BOSTON — The MIT Sloan Sports Analytics Conference celebrated its 10th anniversary by marking the event that thrust sports analytics into the mainstream: the 2003 release of Michael Lewis’ Moneyball, which focused on the Oakland A’s data-driven approach to Major League Baseball’s 2002 amateur draft.
Lewis joined a panel Friday with former Oakland A’s executive and current chief strategy officer of the NFL’s Cleveland Browns Paul DePodesta and Boston Red Sox Senior Adviser Bill James, whose Bill James Baseball Abstract is widely credited with creating the field of sabermetrics. The panel, moderated by ESPN Senior Writer Jackie MacMullan, reflected on the impact of the book and data analytics on professional sports.
“I had never written a word about sports, so it was completely implausible to my publisher. I didn’t even want to bring it up,” Lewis said. “I stared watching the Oakland A’s … and noticed that left fielder was making $4 million and the right fielder was making 150 grand when salaries were exploding, and I wondered how [angry] the right fielder was when the left fielder dropped a fly ball. I thought maybe there would be a story about class warfare inside of a baseball team. So I started watching it that way, looking at the money on the field.

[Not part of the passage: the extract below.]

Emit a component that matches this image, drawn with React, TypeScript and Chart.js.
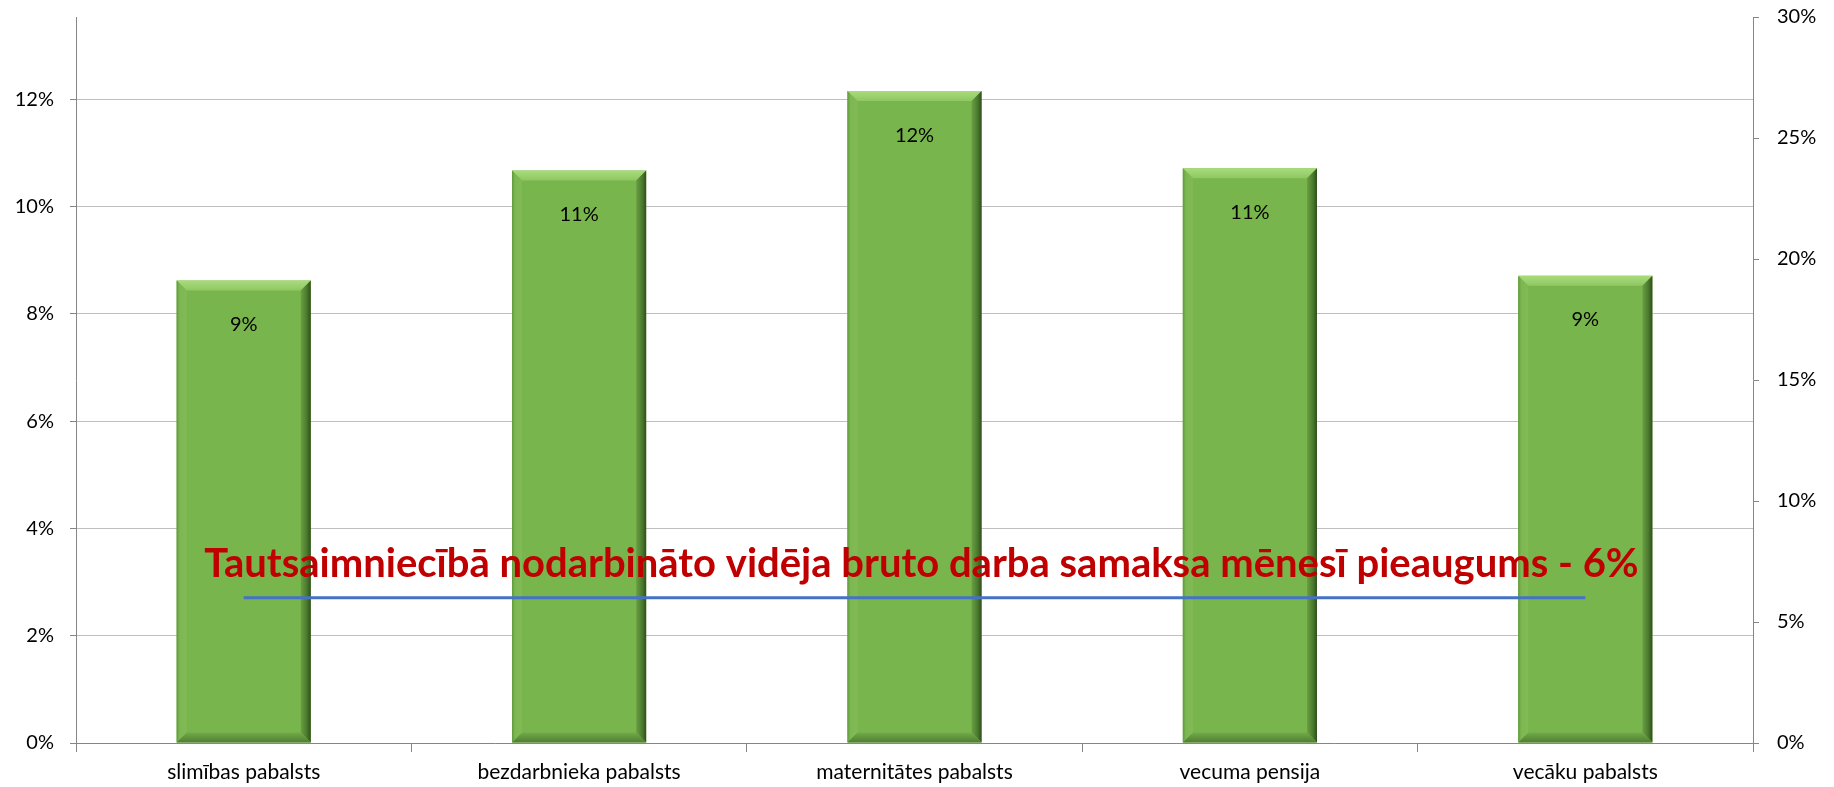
import React, { useEffect, useRef } from "react";
import { Chart, registerables } from "chart.js";

Chart.register(...registerables);

const categories = [
  "slimības pabalsts",
  "bezdarbnieka pabalsts",
  "maternitātes pabalsts",
  "vecuma pensija",
  "vecāku pabalsts",
];
const benefitGrowth = [0.0862, 0.1067, 0.1215, 0.1071, 0.0871];
const wageGrowth = [0.06, 0.06, 0.06, 0.06, 0.06];
const annotationText =
  "Tautsaimniecībā nodarbināto vidēja bruto darba samaksa mēnesī pieaugums - 6%";

const FONT = "Lato, 'Open Sans', sans-serif";

const bevelPlugin = {
  id: "bevel",
  afterDatasetDraw(chart: any, args: any) {
    if (args.index !== 0) return;
    const ctx = chart.ctx;
    const meta = chart.getDatasetMeta(0);
    meta.data.forEach((bar: any) => {
      const w = bar.width;
      const l = bar.x - w / 2;
      const r = bar.x + w / 2;
      const t = bar.y;
      const b = bar.base;
      const e = 10;
      ctx.save();
      let g = ctx.createLinearGradient(0, t, 0, t + e);
      g.addColorStop(0, "#a9dc7c");
      g.addColorStop(1, "#8fc762");
      ctx.fillStyle = g;
      ctx.beginPath();
      ctx.moveTo(l, t);
      ctx.lineTo(r, t);
      ctx.lineTo(r - e, t + e);
      ctx.lineTo(l + e, t + e);
      ctx.closePath();
      ctx.fill();
      g = ctx.createLinearGradient(l, 0, l + e, 0);
      g.addColorStop(0, "#5f9a3c");
      g.addColorStop(0.3, "#7db752");
      g.addColorStop(1, "#82bb56");
      ctx.fillStyle = g;
      ctx.beginPath();
      ctx.moveTo(l, t);
      ctx.lineTo(l + e, t + e);
      ctx.lineTo(l + e, b - e);
      ctx.lineTo(l, b);
      ctx.closePath();
      ctx.fill();
      g = ctx.createLinearGradient(r - e, 0, r, 0);
      g.addColorStop(0, "#6a9f44");
      g.addColorStop(0.6, "#4a7a2e");
      g.addColorStop(1, "#2f4e1c");
      ctx.fillStyle = g;
      ctx.beginPath();
      ctx.moveTo(r, t);
      ctx.lineTo(r, b);
      ctx.lineTo(r - e, b - e);
      ctx.lineTo(r - e, t + e);
      ctx.closePath();
      ctx.fill();
      g = ctx.createLinearGradient(0, b - e, 0, b);
      g.addColorStop(0, "#72ab49");
      g.addColorStop(1, "#4f7d32");
      ctx.fillStyle = g;
      ctx.beginPath();
      ctx.moveTo(l, b);
      ctx.lineTo(r, b);
      ctx.lineTo(r - e, b - e);
      ctx.lineTo(l + e, b - e);
      ctx.closePath();
      ctx.fill();
      ctx.restore();
    });
  },
};

const labelsPlugin = {
  id: "labelsAndNote",
  afterDatasetsDraw(chart: any) {
    const ctx = chart.ctx;
    const meta = chart.getDatasetMeta(0);
    ctx.save();
    ctx.fillStyle = "#000";
    ctx.font = `20px ${FONT}`;
    ctx.textAlign = "center";
    ctx.textBaseline = "middle";
    meta.data.forEach((bar: any, i: number) => {
      ctx.fillText(Math.round(benefitGrowth[i] * 100) + "%", bar.x, bar.y + 44);
    });
    const y1 = chart.scales.y1;
    const lineY = y1.getPixelForValue(wageGrowth[0]);
    const xs = chart.scales.x;
    const cx = (xs.getPixelForValue(0) + xs.getPixelForValue(categories.length - 1)) / 2 + 7;
    ctx.font = `bold 40px ${FONT}`;
    ctx.fillStyle = "#c00000";
    ctx.textBaseline = "alphabetic";
    ctx.fillText(annotationText, cx, lineY - 21);
    ctx.restore();
  },
};

export default function App() {
  const ref = useRef<HTMLCanvasElement>(null);
  useEffect(() => {
    document.body.style.margin = "0";
    document.body.style.overflow = "hidden";
    const chart = new Chart(ref.current!, {
      type: "bar",
      data: {
        labels: categories,
        datasets: [
          {
            type: "bar",
            data: benefitGrowth,
            backgroundColor: "#79b54d",
            borderWidth: 0,
            categoryPercentage: 1,
            barPercentage: 0.4,
            yAxisID: "y",
            order: 1,
          },
          {
            type: "line",
            data: wageGrowth,
            borderColor: "#4472c4",
            borderWidth: 3,
            pointRadius: 0,
            yAxisID: "y1",
            order: 0,
          } as any,
        ],
      },
      options: {
        animation: false,
        responsive: true,
        maintainAspectRatio: false,
        layout: { autoPadding: false, padding: { top: 17, left: 0, right: 0, bottom: 0 } },
        plugins: { legend: { display: false }, tooltip: { enabled: false } },
        scales: {
          x: {
            grid: {
              offset: true,
              drawOnChartArea: false,
              tickLength: 9,
              color: "#868686",
            },
            border: { color: "#868686" },
            ticks: { font: { family: FONT, size: 21 }, color: "#000", padding: 8 },
            afterFit: (s: any) => {
              s.height = 44;
              s.paddingLeft = 0;
              s.paddingRight = 0;
            },
          },
          y: {
            position: "left",
            min: 0,
            max: 0.1353,
            ticks: {
              stepSize: 0.02,
              font: { family: FONT, size: 20 },
              color: "#000",
              padding: 16,
              callback: (v: any) => Math.round(v * 100) + "%",
            },
            afterBuildTicks: (s: any) => {
              s.ticks = s.ticks.filter(
                (t: any) => Math.abs(t.value / 0.02 - Math.round(t.value / 0.02)) < 1e-6
              );
            },
            grid: { color: "#bfbfbf", tickLength: 6, tickColor: "#868686" },
            border: { color: "#868686" },
            afterFit: (s: any) => {
              s.width = 76;
              s.paddingTop = 0;
              s.paddingBottom = 0;
            },
          },
          y1: {
            position: "right",
            min: 0,
            max: 0.3,
            ticks: {
              stepSize: 0.05,
              font: { family: FONT, size: 20 },
              color: "#000",
              padding: 18,
              callback: (v: any) => Math.round(v * 100) + "%",
            },
            grid: { drawOnChartArea: false, tickLength: 6, color: "#868686" },
            border: { color: "#868686" },
            afterFit: (s: any) => {
              s.width = 81;
              s.paddingTop = 0;
              s.paddingBottom = 0;
            },
          },
        },
      },
      plugins: [bevelPlugin, labelsPlugin],
    });
    return () => chart.destroy();
  }, []);
  return (
    <div style={{ width: 1834, height: 787, position: "relative" }}>
      <canvas ref={ref} />
    </div>
  );
}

“I thought I was going to write a magazine piece,” Lewis added. “And it morphed into … what were they doing to get so much more out of their money than everyone else? I probably spent six to eight weeks with them before I realized that this was more than a magazine piece, this was a book.”
“When Michael first came to spring training in 2002, he was writing an article for the New York Times Magazine,” said DePodesta. “Someone mentioned that we had seven [draft] picks in the top 40, and [he] said, ‘Do you mind if I sit in the draft room?’ And [A’s general manager] Billy [Beane] said, “That’s fine, as long as you go sit in the back and don’t say anything.
“That day, in the draft room, it was the most emotionally charged draft I had ever been a part of,” DePodesta continued. “At the end of the day, I was in the back of the room getting some food, and I said, ‘What do you think?’ And [Lewis] looked at me right away and said, ‘This is too rich. This isn’t an article. This is a book.’ And I turned around and walked straight to Billy and said, ‘Time to clam up. He’s writing a book.’ ”
“Bill James got me through this book,” Lewis said. “In every press box, people would be watching the game, and I would be reading the Abstracts. “The intellectual substructure of the book is all him. It all comes out of his stuff. He showed me just how exciting baseball could be made on the page.”
MacMullan asked James how he devised formulas that measured actions on a baseball field that had been considered difficult or impossible to quantify.
“What I was doing was just trying to get from a question to an answer,” James said. “And in order to get from a question to an answer, we had to create a structured way of looking at the problem. It turned out that the structured ways of looking at the problem were very useful to people in the game. But I didn’t have any understanding of that at the time.
“I did the projections for my own benefit,” James said. “I never really thought about what use this would be to baseball professionals.”
“Most of what you read or heard about baseball was coming out of the mouths of people who already knew,” Lewis said. “A lot of industries are this way, but baseball especially – people who talk about baseball know about baseball. But what was coming out of [James’] very learned treatises, underneath it, was, ‘I don’t know. We don’t know. There are things we can still learn.’ Approaching this thing that we all know, and define ourselves by how well we know it, in a spirit of inquiry yielded these riches.”
MacMullan said that many of the sports executives she has covered are former players who often are looking for themselves in prospects.
“What [Billy] had to learn to do was not to trust his intuitive judgment,” Lewis said, “to defer to evidence and data. And that’s the hard part. It’s very hard to acknowledge that you don’t know what you think you know. By the time I came along, they were so far down the road that they weren’t going to make any decision unless there was data to back it up.”
DePodesta said the lack of major-league caliber players produced by the draft evidenced a need for a different approach.
“Back then, the baseball draft was 50 rounds and the average draft produced one everyday major-league player,” DePodesta said. “Billy said, ‘Can you imagine what would happen if we just got two? And we did it two or three years in a row? It would fundamentally change our franchise.’ So we started talking about what we can put in place just to stack the odds in our favor. So that was the backdrop leading up to the 2002 draft. We still knew we were going to be wrong most of the time. Even if we were wrong 48 out of 50, or 47 out of 50, we would be perfectly happy.”
The discussion wrapped up with a question about recent comments by Hall of Fame pitcher Rich “Goose” Gossage, who lamented the influence of “nerds” who never played the game.
“That’s what changed since 2002,” James said. “You used to have to pay attention to those guys. Now you can just ignore them.”